■ Job:
Drop the pictures from the entries below, then reproduce the rest exactly.

##### Information provided

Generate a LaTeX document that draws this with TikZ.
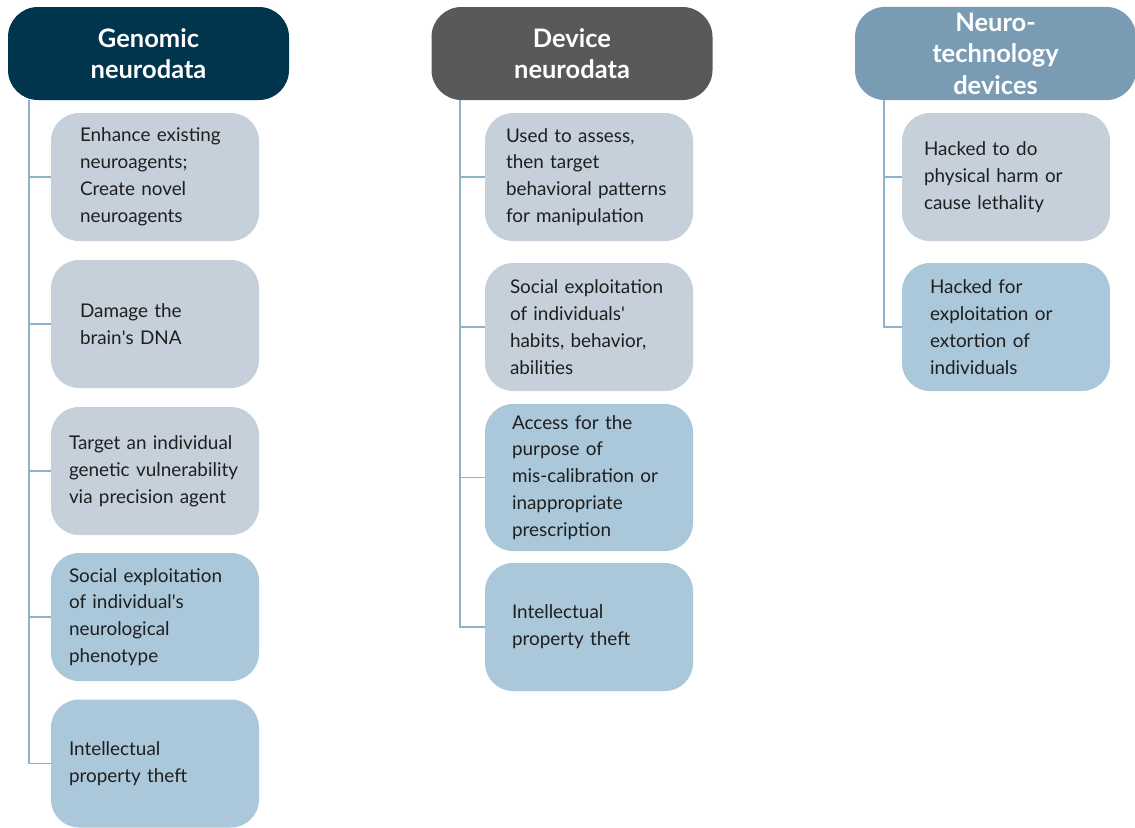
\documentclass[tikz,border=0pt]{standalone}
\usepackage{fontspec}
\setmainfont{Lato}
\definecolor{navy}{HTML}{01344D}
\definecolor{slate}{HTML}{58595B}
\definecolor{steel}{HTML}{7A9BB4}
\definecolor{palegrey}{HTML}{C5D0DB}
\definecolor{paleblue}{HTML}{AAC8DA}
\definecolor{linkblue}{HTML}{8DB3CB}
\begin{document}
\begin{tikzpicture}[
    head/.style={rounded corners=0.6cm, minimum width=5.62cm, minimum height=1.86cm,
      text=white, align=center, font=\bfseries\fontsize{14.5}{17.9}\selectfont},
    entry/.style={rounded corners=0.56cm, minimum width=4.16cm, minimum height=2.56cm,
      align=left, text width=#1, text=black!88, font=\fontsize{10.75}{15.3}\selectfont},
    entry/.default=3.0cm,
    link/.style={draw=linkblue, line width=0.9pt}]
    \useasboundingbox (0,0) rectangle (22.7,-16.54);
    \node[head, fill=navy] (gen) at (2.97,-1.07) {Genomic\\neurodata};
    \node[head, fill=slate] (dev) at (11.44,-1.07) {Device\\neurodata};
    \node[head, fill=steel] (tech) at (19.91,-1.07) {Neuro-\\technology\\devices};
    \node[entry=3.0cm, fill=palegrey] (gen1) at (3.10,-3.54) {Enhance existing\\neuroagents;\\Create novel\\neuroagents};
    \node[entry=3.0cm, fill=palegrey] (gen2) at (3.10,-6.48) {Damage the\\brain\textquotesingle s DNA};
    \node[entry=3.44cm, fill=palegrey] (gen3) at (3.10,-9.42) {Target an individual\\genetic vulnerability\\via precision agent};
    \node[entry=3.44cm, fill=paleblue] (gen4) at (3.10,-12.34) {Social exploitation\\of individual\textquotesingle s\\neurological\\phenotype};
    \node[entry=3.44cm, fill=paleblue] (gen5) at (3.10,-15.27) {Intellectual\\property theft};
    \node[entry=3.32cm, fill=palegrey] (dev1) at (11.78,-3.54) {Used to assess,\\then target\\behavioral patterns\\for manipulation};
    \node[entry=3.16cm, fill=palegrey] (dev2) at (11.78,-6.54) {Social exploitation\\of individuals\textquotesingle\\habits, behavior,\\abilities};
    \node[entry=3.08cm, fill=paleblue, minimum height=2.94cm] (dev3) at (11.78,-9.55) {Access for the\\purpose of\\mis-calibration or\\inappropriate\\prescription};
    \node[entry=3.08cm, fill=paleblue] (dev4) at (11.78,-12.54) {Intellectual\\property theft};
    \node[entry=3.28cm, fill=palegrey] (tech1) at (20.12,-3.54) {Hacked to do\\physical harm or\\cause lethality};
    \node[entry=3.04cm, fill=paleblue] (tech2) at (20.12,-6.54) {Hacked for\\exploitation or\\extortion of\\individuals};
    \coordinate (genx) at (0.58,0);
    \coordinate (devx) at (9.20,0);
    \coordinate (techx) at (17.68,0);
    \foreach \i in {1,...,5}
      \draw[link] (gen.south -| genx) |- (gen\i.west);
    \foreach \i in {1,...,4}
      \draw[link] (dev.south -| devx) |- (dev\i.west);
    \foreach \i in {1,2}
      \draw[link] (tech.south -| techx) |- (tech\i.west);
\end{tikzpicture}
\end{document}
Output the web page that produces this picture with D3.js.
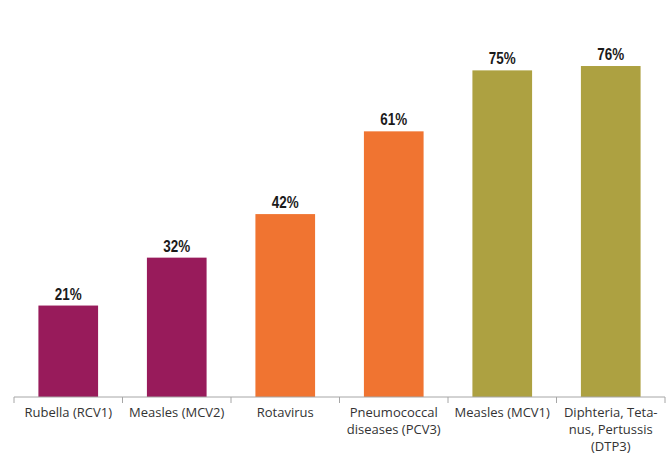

##########

■ Full answer:
Generate a LaTeX document that draws this with TikZ.
\documentclass[tikz,border=0pt]{standalone}
\usepackage{fontspec}
\setmainfont{Lato}
\definecolor{navy}{HTML}{01344D}
\definecolor{slate}{HTML}{58595B}
\definecolor{steel}{HTML}{7A9BB4}
\definecolor{palegrey}{HTML}{C5D0DB}
\definecolor{paleblue}{HTML}{AAC8DA}
\definecolor{linkblue}{HTML}{8DB3CB}
\begin{document}
\begin{tikzpicture}[
    head/.style={rounded corners=0.6cm, minimum width=5.62cm, minimum height=1.86cm,
      text=white, align=center, font=\bfseries\fontsize{14.5}{17.9}\selectfont},
    entry/.style={rounded corners=0.56cm, minimum width=4.16cm, minimum height=2.56cm,
      align=left, text width=#1, text=black!88, font=\fontsize{10.75}{15.3}\selectfont},
    entry/.default=3.0cm,
    link/.style={draw=linkblue, line width=0.9pt}]
    \useasboundingbox (0,0) rectangle (22.7,-16.54);
    \node[head, fill=navy] (gen) at (2.97,-1.07) {Genomic\\neurodata};
    \node[head, fill=slate] (dev) at (11.44,-1.07) {Device\\neurodata};
    \node[head, fill=steel] (tech) at (19.91,-1.07) {Neuro-\\technology\\devices};
    \node[entry=3.0cm, fill=palegrey] (gen1) at (3.10,-3.54) {Enhance existing\\neuroagents;\\Create novel\\neuroagents};
    \node[entry=3.0cm, fill=palegrey] (gen2) at (3.10,-6.48) {Damage the\\brain\textquotesingle s DNA};
    \node[entry=3.44cm, fill=palegrey] (gen3) at (3.10,-9.42) {Target an individual\\genetic vulnerability\\via precision agent};
    \node[entry=3.44cm, fill=paleblue] (gen4) at (3.10,-12.34) {Social exploitation\\of individual\textquotesingle s\\neurological\\phenotype};
    \node[entry=3.44cm, fill=paleblue] (gen5) at (3.10,-15.27) {Intellectual\\property theft};
    \node[entry=3.32cm, fill=palegrey] (dev1) at (11.78,-3.54) {Used to assess,\\then target\\behavioral patterns\\for manipulation};
    \node[entry=3.16cm, fill=palegrey] (dev2) at (11.78,-6.54) {Social exploitation\\of individuals\textquotesingle\\habits, behavior,\\abilities};
    \node[entry=3.08cm, fill=paleblue, minimum height=2.94cm] (dev3) at (11.78,-9.55) {Access for the\\purpose of\\mis-calibration or\\inappropriate\\prescription};
    \node[entry=3.08cm, fill=paleblue] (dev4) at (11.78,-12.54) {Intellectual\\property theft};
    \node[entry=3.28cm, fill=palegrey] (tech1) at (20.12,-3.54) {Hacked to do\\physical harm or\\cause lethality};
    \node[entry=3.04cm, fill=paleblue] (tech2) at (20.12,-6.54) {Hacked for\\exploitation or\\extortion of\\individuals};
    \coordinate (genx) at (0.58,0);
    \coordinate (devx) at (9.20,0);
    \coordinate (techx) at (17.68,0);
    \foreach \i in {1,...,5}
      \draw[link] (gen.south -| genx) |- (gen\i.west);
    \foreach \i in {1,...,4}
      \draw[link] (dev.south -| devx) |- (dev\i.west);
    \foreach \i in {1,2}
      \draw[link] (tech.south -| techx) |- (tech\i.west);
\end{tikzpicture}
\end{document}
Output the web page that produces this picture with D3.js.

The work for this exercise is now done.